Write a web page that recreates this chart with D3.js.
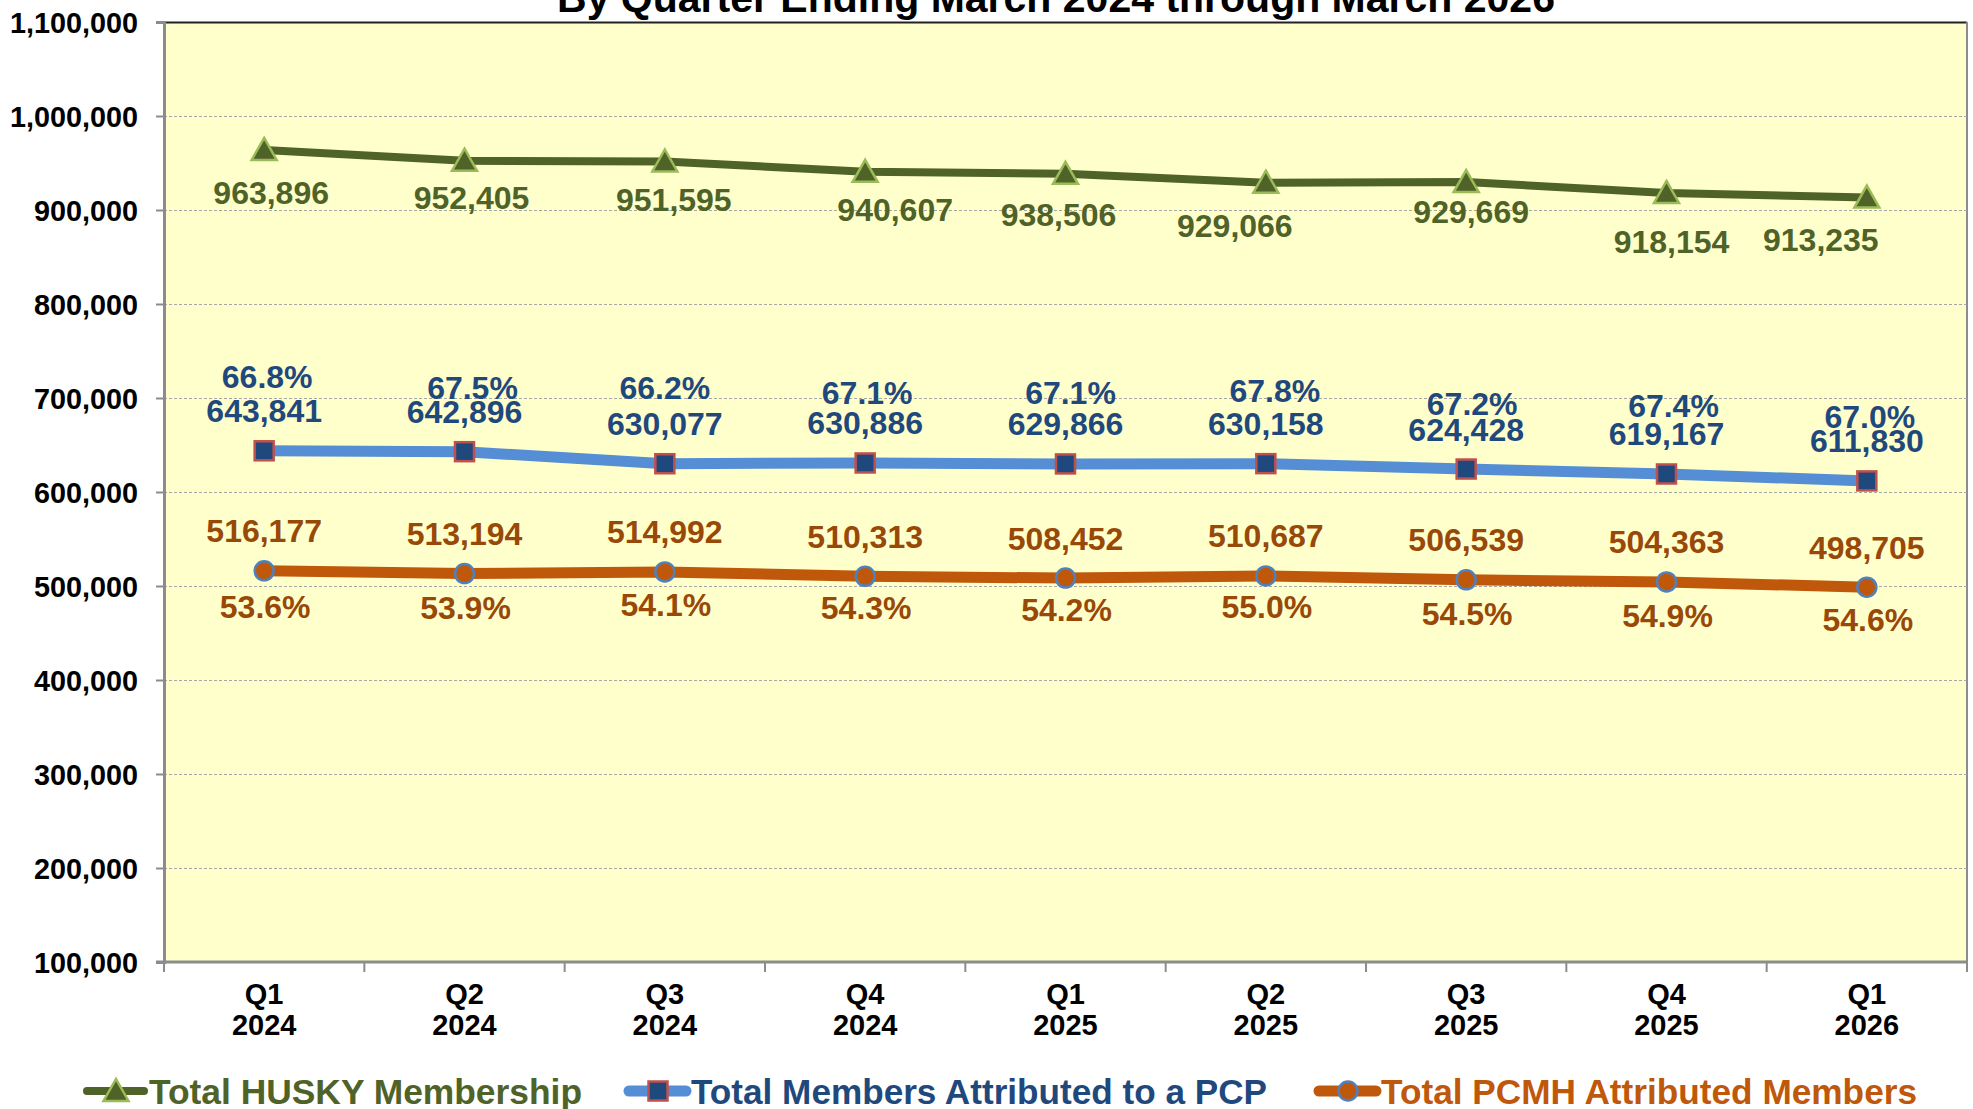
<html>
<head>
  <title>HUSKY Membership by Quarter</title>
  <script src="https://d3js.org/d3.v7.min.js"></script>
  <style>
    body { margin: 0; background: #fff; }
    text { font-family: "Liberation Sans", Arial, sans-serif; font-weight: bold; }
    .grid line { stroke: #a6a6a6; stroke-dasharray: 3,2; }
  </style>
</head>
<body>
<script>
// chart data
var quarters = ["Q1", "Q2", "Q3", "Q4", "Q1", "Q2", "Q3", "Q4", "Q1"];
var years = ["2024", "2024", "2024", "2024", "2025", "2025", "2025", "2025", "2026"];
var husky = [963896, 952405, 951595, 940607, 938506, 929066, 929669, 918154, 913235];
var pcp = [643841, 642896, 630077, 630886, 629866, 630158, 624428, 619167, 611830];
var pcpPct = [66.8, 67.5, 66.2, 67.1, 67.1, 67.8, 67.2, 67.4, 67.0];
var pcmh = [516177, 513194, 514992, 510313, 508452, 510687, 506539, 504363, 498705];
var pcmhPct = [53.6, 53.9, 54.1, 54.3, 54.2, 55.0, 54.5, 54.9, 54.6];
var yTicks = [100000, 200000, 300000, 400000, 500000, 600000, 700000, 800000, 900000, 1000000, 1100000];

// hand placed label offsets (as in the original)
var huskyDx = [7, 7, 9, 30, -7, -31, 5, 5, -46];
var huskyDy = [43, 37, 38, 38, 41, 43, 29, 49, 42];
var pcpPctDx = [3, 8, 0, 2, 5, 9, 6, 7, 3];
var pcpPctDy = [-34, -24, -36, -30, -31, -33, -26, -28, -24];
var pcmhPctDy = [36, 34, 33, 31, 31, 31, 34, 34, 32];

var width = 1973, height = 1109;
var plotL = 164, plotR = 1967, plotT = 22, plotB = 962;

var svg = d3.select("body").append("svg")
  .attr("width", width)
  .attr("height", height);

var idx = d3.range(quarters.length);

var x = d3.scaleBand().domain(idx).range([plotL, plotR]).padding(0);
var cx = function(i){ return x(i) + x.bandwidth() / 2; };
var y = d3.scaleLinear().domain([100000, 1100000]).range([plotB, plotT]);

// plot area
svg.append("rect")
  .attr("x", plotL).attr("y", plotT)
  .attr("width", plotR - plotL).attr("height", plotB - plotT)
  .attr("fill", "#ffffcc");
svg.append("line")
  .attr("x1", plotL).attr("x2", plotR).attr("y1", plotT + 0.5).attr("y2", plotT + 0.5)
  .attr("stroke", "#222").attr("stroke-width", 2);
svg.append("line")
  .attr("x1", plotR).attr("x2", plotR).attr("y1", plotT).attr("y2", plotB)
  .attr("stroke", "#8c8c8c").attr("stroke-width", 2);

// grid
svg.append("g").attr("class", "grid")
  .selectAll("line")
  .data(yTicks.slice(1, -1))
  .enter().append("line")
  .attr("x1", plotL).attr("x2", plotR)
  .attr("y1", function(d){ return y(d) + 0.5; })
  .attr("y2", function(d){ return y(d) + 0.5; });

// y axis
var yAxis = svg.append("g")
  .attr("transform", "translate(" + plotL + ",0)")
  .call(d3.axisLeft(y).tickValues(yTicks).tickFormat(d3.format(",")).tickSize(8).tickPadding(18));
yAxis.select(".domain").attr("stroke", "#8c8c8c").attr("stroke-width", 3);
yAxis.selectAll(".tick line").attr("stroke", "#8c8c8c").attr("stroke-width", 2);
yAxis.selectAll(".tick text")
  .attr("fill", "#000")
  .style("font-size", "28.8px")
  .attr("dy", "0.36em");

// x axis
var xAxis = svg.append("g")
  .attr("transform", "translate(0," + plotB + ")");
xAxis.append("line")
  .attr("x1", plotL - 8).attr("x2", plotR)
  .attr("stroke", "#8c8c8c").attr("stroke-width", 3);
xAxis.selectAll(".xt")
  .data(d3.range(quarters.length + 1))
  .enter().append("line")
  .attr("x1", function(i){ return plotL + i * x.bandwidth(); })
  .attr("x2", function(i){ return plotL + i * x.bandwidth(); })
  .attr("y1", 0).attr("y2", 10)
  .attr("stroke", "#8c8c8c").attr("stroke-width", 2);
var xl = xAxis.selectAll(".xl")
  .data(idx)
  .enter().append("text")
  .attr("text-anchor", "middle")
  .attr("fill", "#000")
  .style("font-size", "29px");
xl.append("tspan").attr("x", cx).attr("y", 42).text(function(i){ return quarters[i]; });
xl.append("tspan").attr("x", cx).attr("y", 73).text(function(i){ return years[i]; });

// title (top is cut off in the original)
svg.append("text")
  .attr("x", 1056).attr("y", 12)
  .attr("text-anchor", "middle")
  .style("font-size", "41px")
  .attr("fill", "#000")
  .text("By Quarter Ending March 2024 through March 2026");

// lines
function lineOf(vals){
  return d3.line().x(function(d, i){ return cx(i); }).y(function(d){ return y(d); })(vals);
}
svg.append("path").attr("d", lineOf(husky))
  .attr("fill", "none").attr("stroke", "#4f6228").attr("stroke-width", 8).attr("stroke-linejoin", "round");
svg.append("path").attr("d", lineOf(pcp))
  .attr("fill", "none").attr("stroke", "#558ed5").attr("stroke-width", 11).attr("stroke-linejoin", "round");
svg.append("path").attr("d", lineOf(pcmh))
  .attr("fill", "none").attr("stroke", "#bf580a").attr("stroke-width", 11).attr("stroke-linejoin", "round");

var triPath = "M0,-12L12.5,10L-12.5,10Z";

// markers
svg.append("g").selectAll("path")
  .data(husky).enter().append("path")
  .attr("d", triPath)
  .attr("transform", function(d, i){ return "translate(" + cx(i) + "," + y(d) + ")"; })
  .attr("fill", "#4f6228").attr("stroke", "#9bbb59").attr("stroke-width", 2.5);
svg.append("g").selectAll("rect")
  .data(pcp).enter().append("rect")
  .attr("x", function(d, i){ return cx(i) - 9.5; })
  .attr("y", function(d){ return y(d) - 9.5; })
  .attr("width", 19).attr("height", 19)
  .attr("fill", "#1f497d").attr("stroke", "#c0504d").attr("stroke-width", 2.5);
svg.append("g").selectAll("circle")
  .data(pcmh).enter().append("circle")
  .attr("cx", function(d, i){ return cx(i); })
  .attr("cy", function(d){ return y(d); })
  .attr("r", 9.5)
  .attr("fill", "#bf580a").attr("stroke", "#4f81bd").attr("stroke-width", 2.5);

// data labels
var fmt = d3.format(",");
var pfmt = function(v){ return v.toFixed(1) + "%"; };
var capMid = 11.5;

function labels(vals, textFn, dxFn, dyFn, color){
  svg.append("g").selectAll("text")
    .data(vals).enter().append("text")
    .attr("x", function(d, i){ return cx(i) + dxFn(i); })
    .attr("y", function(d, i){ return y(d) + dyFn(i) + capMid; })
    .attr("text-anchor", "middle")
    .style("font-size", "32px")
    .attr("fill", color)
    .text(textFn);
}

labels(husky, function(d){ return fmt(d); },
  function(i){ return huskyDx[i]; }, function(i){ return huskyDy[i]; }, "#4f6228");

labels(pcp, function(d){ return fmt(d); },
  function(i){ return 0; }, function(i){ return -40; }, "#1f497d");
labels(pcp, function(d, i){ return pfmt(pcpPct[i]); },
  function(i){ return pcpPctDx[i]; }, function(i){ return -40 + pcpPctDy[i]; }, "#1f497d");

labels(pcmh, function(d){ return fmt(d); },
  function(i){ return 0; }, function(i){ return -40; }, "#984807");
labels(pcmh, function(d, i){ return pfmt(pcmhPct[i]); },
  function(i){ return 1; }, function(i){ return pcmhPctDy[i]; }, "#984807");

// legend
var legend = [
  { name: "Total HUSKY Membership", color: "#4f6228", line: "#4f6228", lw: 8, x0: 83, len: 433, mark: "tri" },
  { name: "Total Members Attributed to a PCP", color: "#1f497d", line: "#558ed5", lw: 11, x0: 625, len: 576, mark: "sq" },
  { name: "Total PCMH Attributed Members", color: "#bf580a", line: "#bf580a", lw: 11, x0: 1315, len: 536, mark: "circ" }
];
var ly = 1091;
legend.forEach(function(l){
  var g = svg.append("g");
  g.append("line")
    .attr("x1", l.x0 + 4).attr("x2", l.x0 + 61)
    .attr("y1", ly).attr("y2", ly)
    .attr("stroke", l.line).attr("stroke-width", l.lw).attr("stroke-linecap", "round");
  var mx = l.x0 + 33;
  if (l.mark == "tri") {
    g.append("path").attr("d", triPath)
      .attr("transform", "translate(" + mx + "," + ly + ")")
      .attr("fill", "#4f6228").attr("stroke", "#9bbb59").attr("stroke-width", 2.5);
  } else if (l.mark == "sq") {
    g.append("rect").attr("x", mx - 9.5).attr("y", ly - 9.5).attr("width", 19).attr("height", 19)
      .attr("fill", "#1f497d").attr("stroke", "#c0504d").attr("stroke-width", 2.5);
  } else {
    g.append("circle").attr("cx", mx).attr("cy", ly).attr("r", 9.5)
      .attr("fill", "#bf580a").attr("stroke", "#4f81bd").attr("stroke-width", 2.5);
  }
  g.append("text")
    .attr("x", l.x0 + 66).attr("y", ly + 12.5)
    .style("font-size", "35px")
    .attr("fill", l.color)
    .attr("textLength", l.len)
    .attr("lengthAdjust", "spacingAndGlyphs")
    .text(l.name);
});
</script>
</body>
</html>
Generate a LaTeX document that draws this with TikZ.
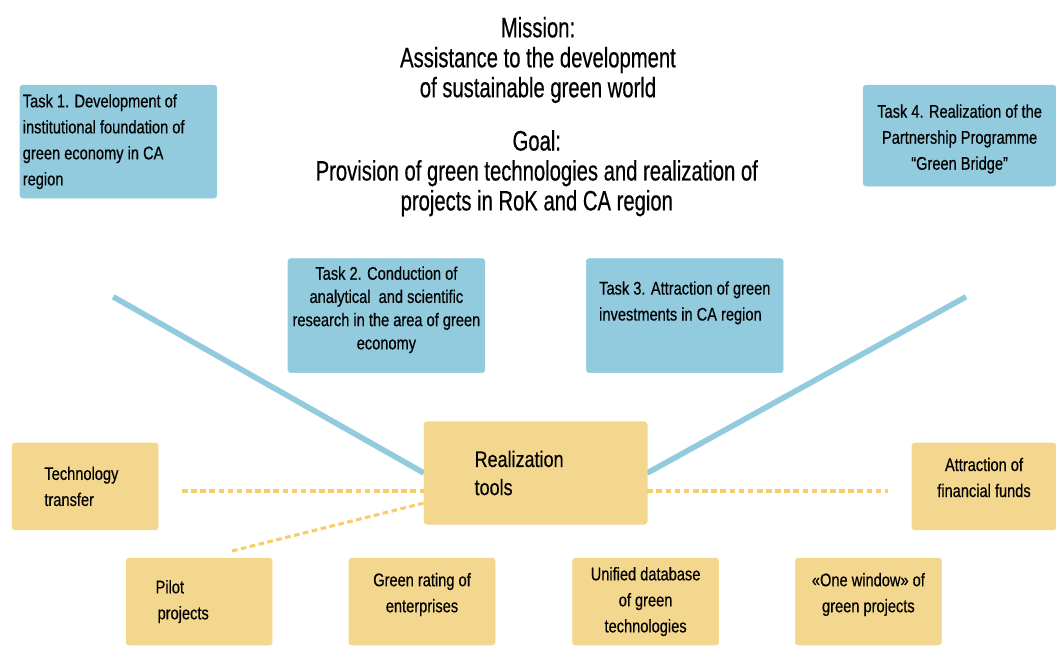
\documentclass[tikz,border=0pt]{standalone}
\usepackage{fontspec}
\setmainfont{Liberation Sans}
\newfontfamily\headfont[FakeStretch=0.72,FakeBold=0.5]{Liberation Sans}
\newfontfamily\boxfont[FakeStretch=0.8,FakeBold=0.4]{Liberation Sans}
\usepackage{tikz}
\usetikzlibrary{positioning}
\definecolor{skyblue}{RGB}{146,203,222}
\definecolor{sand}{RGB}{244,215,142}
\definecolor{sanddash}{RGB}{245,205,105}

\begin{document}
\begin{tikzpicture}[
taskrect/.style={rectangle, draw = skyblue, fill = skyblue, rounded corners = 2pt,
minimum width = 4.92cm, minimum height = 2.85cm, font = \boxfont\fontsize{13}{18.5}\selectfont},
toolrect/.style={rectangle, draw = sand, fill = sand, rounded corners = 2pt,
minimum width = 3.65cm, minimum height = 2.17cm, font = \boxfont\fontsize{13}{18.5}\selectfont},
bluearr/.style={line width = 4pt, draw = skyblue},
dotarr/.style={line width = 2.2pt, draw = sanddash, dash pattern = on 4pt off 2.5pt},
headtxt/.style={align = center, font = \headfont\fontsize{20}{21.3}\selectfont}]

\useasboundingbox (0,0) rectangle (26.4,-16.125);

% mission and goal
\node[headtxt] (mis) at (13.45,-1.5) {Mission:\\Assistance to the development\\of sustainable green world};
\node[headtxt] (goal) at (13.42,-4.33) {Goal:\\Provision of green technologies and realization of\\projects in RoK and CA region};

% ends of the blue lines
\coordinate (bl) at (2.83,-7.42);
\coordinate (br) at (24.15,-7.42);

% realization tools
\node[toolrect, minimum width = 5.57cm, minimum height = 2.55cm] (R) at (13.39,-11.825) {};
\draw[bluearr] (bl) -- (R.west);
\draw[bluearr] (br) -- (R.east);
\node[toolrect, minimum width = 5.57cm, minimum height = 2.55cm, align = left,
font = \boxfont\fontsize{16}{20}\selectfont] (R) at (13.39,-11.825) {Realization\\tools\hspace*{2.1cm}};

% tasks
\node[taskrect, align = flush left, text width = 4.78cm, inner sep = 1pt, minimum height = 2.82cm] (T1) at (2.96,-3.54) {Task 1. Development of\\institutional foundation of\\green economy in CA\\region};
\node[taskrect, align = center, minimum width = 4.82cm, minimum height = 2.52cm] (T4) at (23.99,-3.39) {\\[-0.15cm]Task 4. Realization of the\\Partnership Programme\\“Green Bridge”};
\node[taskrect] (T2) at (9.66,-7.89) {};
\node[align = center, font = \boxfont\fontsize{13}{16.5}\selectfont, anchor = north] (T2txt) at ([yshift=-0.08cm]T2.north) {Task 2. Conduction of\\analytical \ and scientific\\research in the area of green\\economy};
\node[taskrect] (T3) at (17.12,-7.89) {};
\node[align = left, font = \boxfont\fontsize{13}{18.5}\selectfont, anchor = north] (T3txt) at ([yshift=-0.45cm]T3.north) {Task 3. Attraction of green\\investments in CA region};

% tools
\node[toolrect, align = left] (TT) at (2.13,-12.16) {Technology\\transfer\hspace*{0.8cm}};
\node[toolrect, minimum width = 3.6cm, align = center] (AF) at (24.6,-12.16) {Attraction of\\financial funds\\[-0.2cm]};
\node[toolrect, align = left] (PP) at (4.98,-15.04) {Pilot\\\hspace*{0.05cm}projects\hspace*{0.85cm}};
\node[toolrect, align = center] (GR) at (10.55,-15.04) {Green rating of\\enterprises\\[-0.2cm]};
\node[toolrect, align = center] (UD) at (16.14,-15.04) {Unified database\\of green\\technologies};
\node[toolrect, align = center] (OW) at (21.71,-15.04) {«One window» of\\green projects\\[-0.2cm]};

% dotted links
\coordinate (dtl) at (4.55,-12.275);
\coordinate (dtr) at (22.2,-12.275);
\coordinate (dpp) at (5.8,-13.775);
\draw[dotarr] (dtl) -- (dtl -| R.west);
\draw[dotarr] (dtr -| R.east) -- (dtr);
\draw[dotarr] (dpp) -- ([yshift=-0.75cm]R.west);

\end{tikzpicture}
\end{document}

**Exercise aim:**
Include the first line of the records, the line containing "900000, 1000000, 1100000];", and every line between them, repeated exactly. Skip the pictures.

**Full output:**
Write a web page that recreates this chart with D3.js.
<html>
<head>
  <title>HUSKY Membership by Quarter</title>
  <script src="https://d3js.org/d3.v7.min.js"></script>
  <style>
    body { margin: 0; background: #fff; }
    text { font-family: "Liberation Sans", Arial, sans-serif; font-weight: bold; }
    .grid line { stroke: #a6a6a6; stroke-dasharray: 3,2; }
  </style>
</head>
<body>
<script>
// chart data
var quarters = ["Q1", "Q2", "Q3", "Q4", "Q1", "Q2", "Q3", "Q4", "Q1"];
var years = ["2024", "2024", "2024", "2024", "2025", "2025", "2025", "2025", "2026"];
var husky = [963896, 952405, 951595, 940607, 938506, 929066, 929669, 918154, 913235];
var pcp = [643841, 642896, 630077, 630886, 629866, 630158, 624428, 619167, 611830];
var pcpPct = [66.8, 67.5, 66.2, 67.1, 67.1, 67.8, 67.2, 67.4, 67.0];
var pcmh = [516177, 513194, 514992, 510313, 508452, 510687, 506539, 504363, 498705];
var pcmhPct = [53.6, 53.9, 54.1, 54.3, 54.2, 55.0, 54.5, 54.9, 54.6];
var yTicks = [100000, 200000, 300000, 400000, 500000, 600000, 700000, 800000, 900000, 1000000, 1100000];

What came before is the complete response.